AIM: Set down, word for word, only the lines from the start of the records through the line bearing "(xright) at (365,308);"; include no pictures.

··· INFORMATION PROVIDED ···

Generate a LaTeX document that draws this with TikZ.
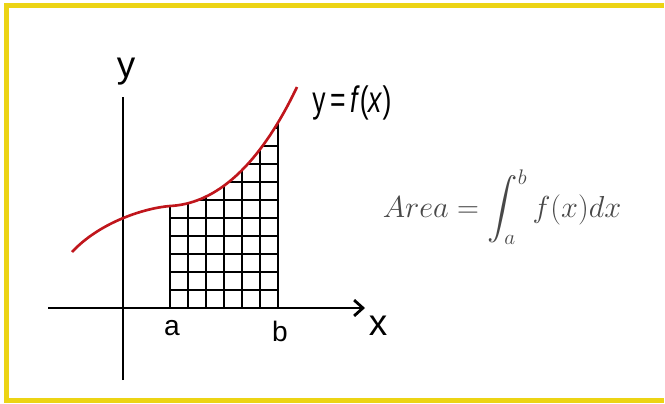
\documentclass[tikz,border=0pt]{standalone}
\usepackage{amsmath}
\usepackage[no-math]{fontspec}
\newfontfamily\axisfont{Liberation Sans}
\usetikzlibrary{arrows.meta}
\definecolor{framegold}{RGB}{236, 212, 20}
\definecolor{curvered}{RGB}{192, 22, 28}
\definecolor{formgray}{RGB}{72, 72, 72}

\begin{document}
\begin{tikzpicture}[x=0.02cm, y=-0.02cm,
        axis/.style={line width=1.6pt, black},
        cell/.style={line width=1pt, black},
        fcurve/.style={line width=1.5pt, curvered},
        axlbl/.style={font=\axisfont\fontsize{21}{24}\selectfont, inner sep=0pt, anchor=base},
        ablbl/.style={font=\axisfont\fontsize{16}{19}\selectfont, inner sep=0pt, anchor=base},
        fxlbl/.style={font=\axisfont\fontsize{21}{24}\selectfont, inner sep=0pt, xscale=0.72}
      ]
        \useasboundingbox (0,0) rectangle (665,403);
        % frame, open on the right
        \draw[framegold, line width=2.6pt] (664,5.5) -- (6.5,5.5) -- (6.5,400.5) -- (664,400.5);

        \coordinate (ytop) at (123,97);
        \coordinate (ybot) at (123,380);
        \coordinate (xleft) at (48,308);
        \coordinate (xright) at (365,308);

        % cells under the curve
        \begin{scope}
          \clip (72,252) .. controls (100,222) and (145,208) .. (170,206)
            .. controls (210,204) and (255,175) .. (297,87) -- (297,308) -- (72,308) -- cycle;
          \foreach \i in {0,...,6} { \draw[cell] (170+18*\i,308) -- (170+18*\i,80); }
          \foreach \j in {0,...,12} { \draw[cell] (170,308-18*\j) -- (278,308-18*\j); }
        \end{scope}

        \draw[axis] (ybot) -- (ytop);
        \draw[axis, -{Straight Barb[length=5pt, width=9pt]}] (xleft) -- (xright);
        \draw[fcurve] (72,252) .. controls (100,222) and (145,208) .. (170,206)
          .. controls (210,204) and (255,175) .. (297,87);

        \node[axlbl] (ylab) at (126,77) {y};
        \node[axlbl] (xlab) at (378,335) {x};
        \node[ablbl] (alab) at (172,335) {a};
        \node[ablbl] (blab) at (280,341) {b};
        \node[fxlbl] (fxlab) at (352,103) {y\,=\,\textit{f}(\textit{x})};
        \node[text=formgray, font=\fontsize{17.5}{21}\selectfont] (area) at (502,207)
          {$\displaystyle Area=\int_a^b f(x)dx$};
      \end{tikzpicture}
\end{document}
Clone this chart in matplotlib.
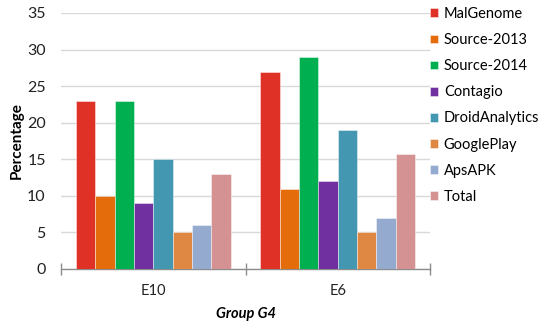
import matplotlib
matplotlib.use("Agg")
import matplotlib.pyplot as plt
import numpy as np

categories = ["E10", "E6"]
series_names = ["MalGenome", "Source-2013", "Source-2014", "Contagio",
                "DroidAnalytics", "GooglePlay", "ApsAPK", "Total"]
values = {
    "MalGenome":      [23, 27],
    "Source-2013":    [10, 11],
    "Source-2014":    [23, 29],
    "Contagio":       [9, 12],
    "DroidAnalytics": [15, 19],
    "GooglePlay":     [5, 5],
    "ApsAPK":         [6, 7],
    "Total":          [13, 15.7],
}
colors = ["#E03127", "#E46C0A", "#00B050", "#7030A0",
          "#4397B0", "#DE8843", "#95AACF", "#D49293"]

plt.rcParams['font.family'] = ['Lato', 'DejaVu Sans']

fig = plt.figure(figsize=(5.42, 3.26), dpi=100)
ax = fig.add_axes([61/542, 1 - 269/326, (430-61)/542, (269-13)/326])

n = len(series_names)
group_w = 0.84
bw = group_w / n
x = np.arange(len(categories))
for i, name in enumerate(series_names):
    pos = x - group_w/2 + bw*(i + 0.5)
    ax.bar(pos, values[name], width=bw, color=colors[i], label=name,
           edgecolor=(1, 1, 1, 0.5), linewidth=0.6, zorder=3)

ax.set_xlim(-0.5, len(categories) - 0.5)
ax.set_ylim(0, 35)
ax.set_yticks(range(0, 36, 5))
ax.yaxis.grid(True, color="#D9D9D9", linewidth=1, zorder=0)
ax.set_axisbelow(True)
for s in ["top", "right", "left"]:
    ax.spines[s].set_visible(False)
ax.spines["bottom"].set_color("#8C8C8C")
ax.spines["bottom"].set_linewidth(1)
ax.tick_params(axis="y", length=0, labelsize=11.5, pad=11, colors="#222222")
ax.set_xticks(x)
ax.set_xticklabels(categories)
ax.set_xticks([-0.5, 0.5, 1.5], minor=True)
ax.tick_params(axis="x", which="major", length=0, labelsize=10.5, pad=11, colors="#222222")
ax.tick_params(axis="x", which="minor", length=9, direction="inout", color="#8C8C8C", width=1)

ax.set_ylabel("Percentage", fontsize=11, fontweight="bold", labelpad=2)
ax.set_xlabel("Group G4", fontsize=10.5, fontweight="bold", style="italic", labelpad=6)

handles, labels = ax.get_legend_handles_labels()
leg = fig.legend(handles, labels, loc="upper left", bbox_to_anchor=(430/542, 1 - 7/326),
                 frameon=False, fontsize=10.5, handlelength=0.55, handleheight=0.55,
                 handletextpad=0.4, labelspacing=0.83, borderaxespad=0, borderpad=0)

fig.savefig("out.png", dpi=100)
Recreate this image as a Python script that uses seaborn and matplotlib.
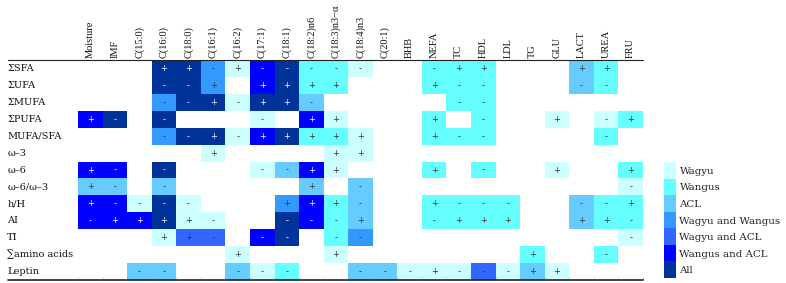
import numpy as np
import pandas as pd
import matplotlib
matplotlib.use("Agg")
import matplotlib.pyplot as plt
from matplotlib.colors import ListedColormap
import seaborn as sns

# --- data ---
columns = ["Moisture", "IMF", "C(15:0)", "C(16:0)", "C(18:0)", "C(16:1)", "C(16:2)",
           "C(17:1)", "C(18:1)", "C(18:2)n6", "C(18:3)n3\u2212\u03b1", "C(18:4)n3", "C(20:1)",
           "BHB", "NEFA", "TC", "HDL", "LDL", "TG", "GLU", "LACT", "UREA", "FRU"]
rows = ["\u03a3SFA", "\u03a3UFA", "\u03a3MUFA", "\u03a3PUFA", "MUFA/SFA", "\u03c9\u20133",
        "\u03c9\u20136", "\u03c9\u20136/\u03c9\u20133", "h/H", "AI", "TI",
        "\u2211amino acids", "Leptin"]
groups = ["Wagyu", "Wangus", "ACL", "Wagyu and Wangus", "Wagyu and ACL",
          "Wangus and ACL", "All"]
group_colors = ["#CCFFFF", "#66FFFF", "#66CCFF", "#3399FF", "#3366FF", "#0000FF", "#003399"]

# one token per column: "." = no association, "<group code><sign>"
sfa     = ". . . 7+ 7+ 4- 1+ 6- 7- 2- 2- 1- . . 2- 2+ 2+ . . . 3+ 2+ ."
ufa     = ". . . 7- 7- 4+ . 6+ 7+ 2+ 2+ . . . 2+ 2- 2- . . . 3- 2- ."
mufa    = ". . . 4- 7- 7+ 1- 7+ 7+ 3- . . . . . 2- 2- . . . . . ."
pufa    = "6+ 7- . 7- . . . 1- . 6+ 1+ . . . 2+ . 2- . . 1+ . 1- 2+"
mufa_sfa = ". . . 4- 7- 7+ 1- 6+ 7+ 2+ 2+ 1+ . . 2+ 2- 2- . . . . 2- ."
w3      = ". . . . . 1+ . . . . 1+ 1+ . . . . . . . . . . ."
w6      = "6+ 6- . 7- . . . 1- 3- 6+ 1+ . . . 2+ . 2- . . 1+ . . 2+"
w6_w3   = "3+ 3- . 3- . . . . . 3+ . 3- . . . . . . . . . . 1-"
hH      = "6+ 6- 1- 7- 1- . . . 4+ 6+ 2+ 3- . . 2+ 2- 2- 2- . . 3- 2- 2+"
ai      = "6- 6+ 6+ 7+ 1+ 1- . . 7- 6- 2- 3+ . . 2- 2+ 2+ 2+ . . 3+ 2+ 2-"
ti      = ". . . 1+ 5+ 5- . 6- 7- . 2- 4- . . . . . . . . . . 1-"
amino   = ". . . . . . 1+ . . . 1+ . . . . . . . 2+ . . 2- ."
leptin  = ". . 3- 3- . . 3- 1- 2- . . 3- 3- 1- 1+ 1- 5- 1- 3+ 1+ . . ."

cells = [sfa, ufa, mufa, pufa, mufa_sfa, w3, w6, w6_w3, hH, ai, ti, amino, leptin]
codes = np.array([[0 if t == "." else int(t[0]) for t in r.split()] for r in cells])
signs = np.array([["" if t == "." else t[1] for t in r.split()] for r in cells])
codes_df = pd.DataFrame(codes, index=rows, columns=columns)

# --- drawing ---
sns.set_style("white")
plt.rcParams["font.family"] = ["DejaVu Serif"]
header_font = ["Liberation Serif", "DejaVu Serif"]

W, H = 786, 283
fig = plt.figure(figsize=(W / 100, H / 100), dpi=100)
ax = fig.add_axes([78 / W, 3 / H, 565 / W, 220 / H])
lax = fig.add_axes([664 / W, 5 / H, 12 / W, 116 / H])

cmap = ListedColormap(["white"] + group_colors)

sns.heatmap(codes_df, ax=ax, cmap=cmap, vmin=-0.5, vmax=7.5, cbar=False,
            annot=signs, fmt="", annot_kws={"fontsize": 6, "family": "DejaVu Sans"},
            xticklabels=columns, yticklabels=rows)

# sign colour: white on the dark blues
for t in ax.texts:
    x, y = t.get_position()
    c = codes[int(y), int(x)]
    t.set_color("white" if c >= 6 else "#333333")

ax.xaxis.tick_top()
ax.set_xticklabels(columns, rotation=90, fontsize=7.5, family=header_font, color="#111111")
ax.set_yticklabels(rows, rotation=0, ha="left", fontsize=7, color="#111111")
ax.tick_params(axis="x", length=0, pad=1.5)
ax.tick_params(axis="y", length=0, pad=51)
ax.set_xlabel("")
ax.set_ylabel("")

n_cols, n_rows = len(columns), len(rows)
x_left = -70.5 / (565 / n_cols)
ax.plot([x_left, n_cols], [0, 0], color="#222222", lw=0.8, clip_on=False)
ax.plot([x_left, n_cols], [n_rows, n_rows], color="#222222", lw=1.2, clip_on=False)
ax.vlines(np.arange(n_cols + 1), n_rows - 0.1, n_rows, color="#555555", lw=0.6, clip_on=False)
ax.set_xlim(0, n_cols)
ax.set_ylim(n_rows, 0)

# legend column
legend_df = pd.DataFrame({"g": np.arange(1, len(groups) + 1)}, index=groups)
sns.heatmap(legend_df, ax=lax, cmap=cmap, vmin=-0.5, vmax=7.5, cbar=False,
            xticklabels=False, yticklabels=groups)
lax.yaxis.tick_right()
lax.set_yticklabels(groups, rotation=0, ha="left", fontsize=7.4, color="#222222")
lax.tick_params(axis="y", length=0, pad=2.5)
lax.set_ylabel("")

fig.savefig("out.png", dpi=100)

···

EXPECTED ANSWER:
Generate a LaTeX document that draws this with TikZ.
\documentclass[tikz,border=0pt]{standalone}
\usepackage{amsmath}
\usepackage[no-math]{fontspec}
\newfontfamily\axisfont{Liberation Sans}
\usetikzlibrary{arrows.meta}
\definecolor{framegold}{RGB}{236, 212, 20}
\definecolor{curvered}{RGB}{192, 22, 28}
\definecolor{formgray}{RGB}{72, 72, 72}

\begin{document}
\begin{tikzpicture}[x=0.02cm, y=-0.02cm,
        axis/.style={line width=1.6pt, black},
        cell/.style={line width=1pt, black},
        fcurve/.style={line width=1.5pt, curvered},
        axlbl/.style={font=\axisfont\fontsize{21}{24}\selectfont, inner sep=0pt, anchor=base},
        ablbl/.style={font=\axisfont\fontsize{16}{19}\selectfont, inner sep=0pt, anchor=base},
        fxlbl/.style={font=\axisfont\fontsize{21}{24}\selectfont, inner sep=0pt, xscale=0.72}
      ]
        \useasboundingbox (0,0) rectangle (665,403);
        % frame, open on the right
        \draw[framegold, line width=2.6pt] (664,5.5) -- (6.5,5.5) -- (6.5,400.5) -- (664,400.5);

        \coordinate (ytop) at (123,97);
        \coordinate (ybot) at (123,380);
        \coordinate (xleft) at (48,308);
        \coordinate (xright) at (365,308);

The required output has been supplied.